Other people get to the top through their own creativity and entrepreneurship. These are people who start companies and basically create a place at the top for themselves. But this way is also difficult and riskier because it totally depends on you.
Basically, yes, we can do without millions of corporate mid-level executives, overpaid investment bankers, lawyers and consultants thinking of big ideas to put into Powerpoint decks to make themselves seem more valuable. But it would be a lot harder to do without millions of inventors and entrepreneurs and people who actually build something out of nothing.
As I said, ten years. If that. That’s all it would take.
If the minor leagues are so shitty, then why do AAA ballplayers get moved up all the time?
If the seconds-in-command and VPs of industry are so shitty, what the hell succession plan does ANY company have in the event their CEO quits or retires?
To use a fantasy sports analogy, I think the depth chart the country collectively is using is far, far deeper than you give it credit for.

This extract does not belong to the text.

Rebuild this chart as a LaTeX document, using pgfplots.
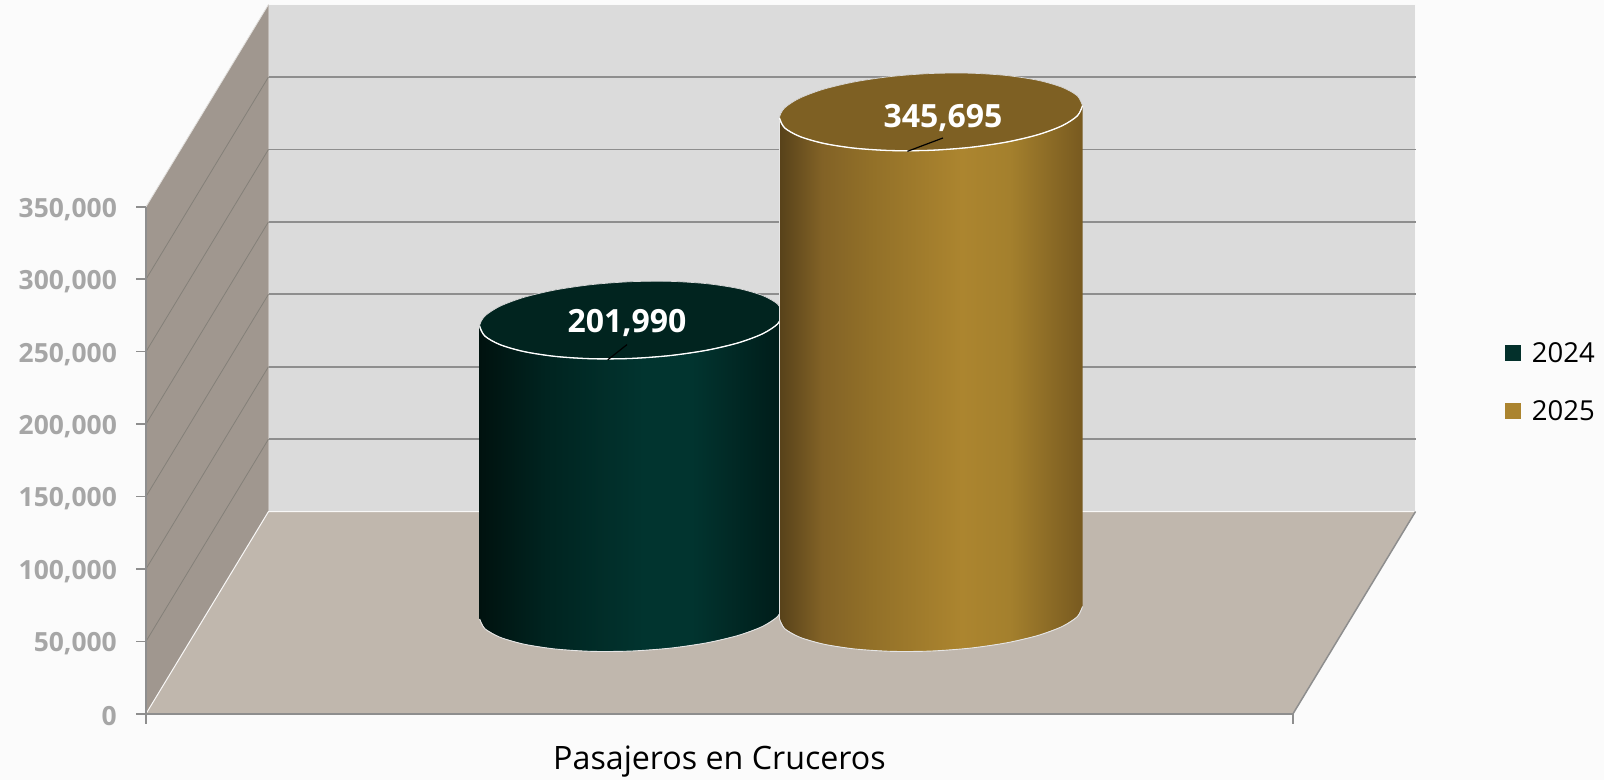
\documentclass[border=0pt]{standalone}
\usepackage{fontspec}
\setmainfont{Open Sans}
\usepackage{pgfplots}
\usepackage{pgfplotstable}
\pgfplotsset{compat=1.18}
\definecolor{bg}{HTML}{FBFBFB}
\definecolor{backw}{HTML}{DBDBDB}
\definecolor{sidew}{HTML}{A0978F}
\definecolor{floorc}{HTML}{C0B7AD}
\definecolor{gridc}{HTML}{8E8E8E}
\definecolor{sidegrid}{HTML}{848079}
\definecolor{ticklab}{HTML}{A6A6A6}
\definecolor{tealtop}{HTML}{01241F}
\definecolor{goldtop}{HTML}{7E6023}
\definecolor{tealleg}{HTML}{03302B}
\definecolor{goldleg}{HTML}{AB842F}
\definecolor{ta}{HTML}{00120F}
\definecolor{tb}{HTML}{002420}
\definecolor{tc}{HTML}{01342F}
\definecolor{td}{HTML}{001C19}
\definecolor{ga}{HTML}{58421A}
\definecolor{gb}{HTML}{826226}
\definecolor{gc}{HTML}{927028}
\definecolor{gd}{HTML}{AC852F}
\definecolor{ge}{HTML}{A4802D}
\definecolor{gf}{HTML}{785A20}
\pgfdeclarehorizontalshading{tealbody}{100bp}{
 color(0bp)=(ta);
 color(25bp)=(ta);
 color(36bp)=(tb);
 color(52bp)=(tc);
 color(60bp)=(tc);
 color(75bp)=(td);
 color(100bp)=(td)}
\pgfdeclarehorizontalshading{goldbody}{100bp}{
 color(0bp)=(ga);
 color(25bp)=(ga);
 color(32bp)=(gb);
 color(40bp)=(gc);
 color(55bp)=(gd);
 color(63bp)=(ge);
 color(75bp)=(gf);
 color(100bp)=(gf)}
% unit ellipse, tilted: u = horizontal offset, w = vertical offset
\pgfplotstableread{
u w
1 0.160
0.966 0.411
0.866 0.632
0.707 0.811
0.5 0.935
0.259 0.995
0 0.987
-0.259 0.912
-0.5 0.775
-0.707 0.585
-0.866 0.355
-0.966 0.101
-1 -0.160
-0.966 -0.411
-0.866 -0.632
-0.707 -0.811
-0.5 -0.935
-0.259 -0.995
0 -0.987
0.259 -0.912
0.5 -0.775
0.707 -0.585
0.866 -0.355
0.966 -0.101
1 0.160
}\ellipsetable
\pgfplotstableread{
u w
-1 -0.160
-0.966 -0.411
-0.866 -0.632
-0.707 -0.811
-0.5 -0.935
-0.259 -0.995
0 -0.987
0.259 -0.912
0.5 -0.775
0.707 -0.585
0.866 -0.355
0.966 -0.101
1 0.160
}\frontarc
\pgfplotstableread{
u w h
-1 -0.160 0
-0.966 -0.411 0
-0.866 -0.632 0
-0.707 -0.811 0
-0.5 -0.935 0
-0.259 -0.995 0
0 -0.987 0
0.259 -0.912 0
0.5 -0.775 0
0.707 -0.585 0
0.866 -0.355 0
0.966 -0.101 0
1 0.160 0
1 0.160 1
0.966 0.411 1
0.866 0.632 1
0.707 0.811 1
0.5 0.935 1
0.259 0.995 1
0 0.987 1
-0.259 0.912 1
-0.5 0.775 1
-0.707 0.585 1
-0.866 0.355 1
-0.966 0.101 1
-1 -0.160 1
-1 -0.160 0
}\bodytable
\def\valA{201990}
\def\valB{345695}
\def\cxA{631.2}
\def\cxB{931}
\def\rx{151.5}
\def\ry{26846}
\def\base{69807}
\begin{document}
\begin{tikzpicture}
\begin{axis}[
 scale only axis, width=1147pt, height=507pt,
 xmin=146, xmax=1293, ymin=0, ymax=350000,
 clip=false, axis on top,
 axis x line*=bottom, axis y line*=left,
 axis line style={color=gridc, line width=1.5pt},
 tick style={color=gridc, line width=1.5pt},
 tick align=outside, major tick length=10pt,
 xtick={146,1293}, xticklabels={},
 ytick={0,50000,100000,150000,200000,250000,300000,350000},
 scaled y ticks=false,
 /pgf/number format/fixed,
 /pgf/number format/1000 sep={,},
 /pgf/number format/assume math mode=true,
 ticklabel style={font=\fontsize{26.4}{30}\selectfont\bfseries, text=ticklab},
 y tick label style={inner sep=0pt, yshift=-2.5pt},
 yticklabel shift=19pt,
 xlabel={Pasajeros en Cruceros},
 xlabel style={font=\fontsize{32.2}{34}\selectfont, text=black, inner sep=0pt, yshift=-15.5pt},
 legend style={at={(axis cs:1505,258000)}, anchor=north west, draw=none, fill=none,
   font=\fontsize{27.5}{32}\selectfont, row sep=33pt, inner sep=0pt,
   /tikz/every odd column/.append style={column sep=9pt}},
 legend cell align=left,
 legend image code/.code={\fill[#1, draw=none] (0pt,-8pt) rectangle (15.6pt,8pt);},
 legend entries={2024,2025},
]
% page background
\addplot[forget plot, fill=bg, draw=none] coordinates {(0,-45549) (1604,-45549) (1604,492753) (0,492753) (0,-45549)};
% back wall
\addplot[forget plot, fill=backw, draw=white!85!backw, line width=1pt] coordinates {(268.5,139614) (1415.5,139614) (1415.5,489614) (268.5,489614) (268.5,139614)};
% side wall
\addplot[forget plot, fill=sidew, draw=none] coordinates {(146,0) (268.5,139614) (268.5,489614) (146,350000) (146,0)};
\addplot[forget plot, draw=white!70!sidew, line width=0.8pt] coordinates {(146,350000) (268.5,489614)};
% back-wall and side-wall gridlines
\addplot[forget plot, draw=gridc, line width=1.7pt] coordinates {(268.5,189614) (1415.5,189614)};
\addplot[forget plot, draw=gridc, line width=1.7pt] coordinates {(268.5,239614) (1415.5,239614)};
\addplot[forget plot, draw=gridc, line width=1.7pt] coordinates {(268.5,289614) (1415.5,289614)};
\addplot[forget plot, draw=gridc, line width=1.7pt] coordinates {(268.5,339614) (1415.5,339614)};
\addplot[forget plot, draw=gridc, line width=1.7pt] coordinates {(268.5,389614) (1415.5,389614)};
\addplot[forget plot, draw=gridc, line width=1.7pt] coordinates {(268.5,439614) (1415.5,439614)};
\addplot[forget plot, draw=sidegrid, line width=0.8pt] coordinates {(146,50000) (268.5,189614)};
\addplot[forget plot, draw=sidegrid, line width=0.8pt] coordinates {(146,100000) (268.5,239614)};
\addplot[forget plot, draw=sidegrid, line width=0.8pt] coordinates {(146,150000) (268.5,289614)};
\addplot[forget plot, draw=sidegrid, line width=0.8pt] coordinates {(146,200000) (268.5,339614)};
\addplot[forget plot, draw=sidegrid, line width=0.8pt] coordinates {(146,250000) (268.5,389614)};
\addplot[forget plot, draw=sidegrid, line width=0.8pt] coordinates {(146,300000) (268.5,439614)};
% floor
\addplot[forget plot, fill=floorc, draw=none] coordinates {(146,0) (1293,0) (1415.5,139614) (268.5,139614) (146,0)};
\addplot[forget plot, draw=white!90!floorc, line width=1pt] coordinates {(146,0) (268.5,139614) (1415.5,139614)};
\addplot[forget plot, draw=gridc, line width=1.5pt] coordinates {(1293,0) (1415.5,139614)};
% 2024
\addplot[forget plot, shade, shading=tealbody, draw=none] table[x expr={\cxA+\rx*\thisrow{u}}, y expr={\base+\thisrow{h}*\valA+\ry*\thisrow{w}}] {\bodytable};
\addplot[forget plot, draw=white!90!black, line width=0.9pt, smooth] table[x expr={\cxA+\rx*\thisrow{u}}, y expr={\base+\ry*\thisrow{w}}] {\frontarc};
\addplot[forget plot, fill=tealtop, draw=white!85!black, line width=0.7pt, smooth] table[x expr={\cxA+\rx*\thisrow{u}}, y expr={\base+\valA+\ry*\thisrow{w}}] {\ellipsetable};
\addplot[forget plot, draw=white, line width=1.3pt, smooth] table[x expr={\cxA+\rx*\thisrow{u}}, y expr={\base+\valA+\ry*\thisrow{w}}] {\frontarc};
\addplot[forget plot, draw=black, line width=1.2pt] coordinates {(607.7,244306) (627,254865)};
% 2025
\addplot[forget plot, shade, shading=goldbody, draw=none] table[x expr={\cxB+\rx*\thisrow{u}}, y expr={\base+\thisrow{h}*\valB+\ry*\thisrow{w}}] {\bodytable};
\addplot[forget plot, draw=white!90!black, line width=0.7pt] coordinates {(779.5,65500) (779.5,411000)};
\addplot[forget plot, draw=white!90!black, line width=0.9pt, smooth] table[x expr={\cxB+\rx*\thisrow{u}}, y expr={\base+\ry*\thisrow{w}}] {\frontarc};
\addplot[forget plot, fill=goldtop, draw=white!85!black, line width=0.7pt, smooth] table[x expr={\cxB+\rx*\thisrow{u}}, y expr={\base+\valB+\ry*\thisrow{w}}] {\ellipsetable};
\addplot[forget plot, draw=white, line width=1.3pt, smooth] table[x expr={\cxB+\rx*\thisrow{u}}, y expr={\base+\valB+\ry*\thisrow{w}}] {\frontarc};
\addplot[forget plot, draw=black, line width=1.2pt] coordinates {(907.4,388270) (943,397515)};
% value labels
\node[text=white, font=\fontsize{32}{36}\selectfont\bfseries] at (axis cs:627,269800) {201,990};
\node[text=white, font=\fontsize{32}{36}\selectfont\bfseries] at (axis cs:943,411500) {345,695};
\addlegendimage{fill=tealleg}
\addlegendimage{fill=goldleg}
\end{axis}
\end{tikzpicture}
\end{document}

Granted. But here’s the thing, and I’m straying into anecdotal personal territory here:
I am not a creative. I’m not an entrepreneur. I work best within existing structures and refining them and making them better. I’m an editor, not an author, in other words.
So no, I certainly couldn’t jump to the top of the heap like Gates or Jobs or any other brilliant risk-takers. I won’t disagree that’s middle-class thinking.
But that 1% at the top? They’ve already had their ideas. They’ve already created their companies. The frameworks exist now. I may not be able to grow a company year over year, but I’m actually fairly confident I can steward an existing company that finds itself CEO-less until we can find someone who is clever enough to grow the business. The exception is for companies whose success is based on the personality of a single person; I think Apple will die when Jobs does, for instance.
In the meantime, there are still millions of entrepreneurs out there who haven’t had their big break yet and so didn’t take their ball and go home. And now that the current big-time entrepreneurs have gone, there’s space for them to either make themselves known and be hired into existing corporate structures guys like me are maintaining or else start their own business and take market share when they couldn’t before.
I think if any industries would be hit hardest, it would be the entertainment industries. You can’t replace actors and athletes nearly as easily as you can replace CEOs and CFOs.
I was with you until you brought up the ‘decade of failure’, which I assume is your way of bringing this back around to Bush and his policies. At that point, you lost me because it has absolutely nothing to do with what we’re talking about.
Another non-sequitur. The minute the people at the top start advocating for the extermination of heavy taxation of people who don’t make as much because they don’t ‘deserve’ it, I’ll agree that there’s class warfare at the top as well.
You don’t think “welfare queens” was class warfare? What about “50% of people don’t pay any taxes at all!!!”? Both of these are class warfare waged from the top, IMO.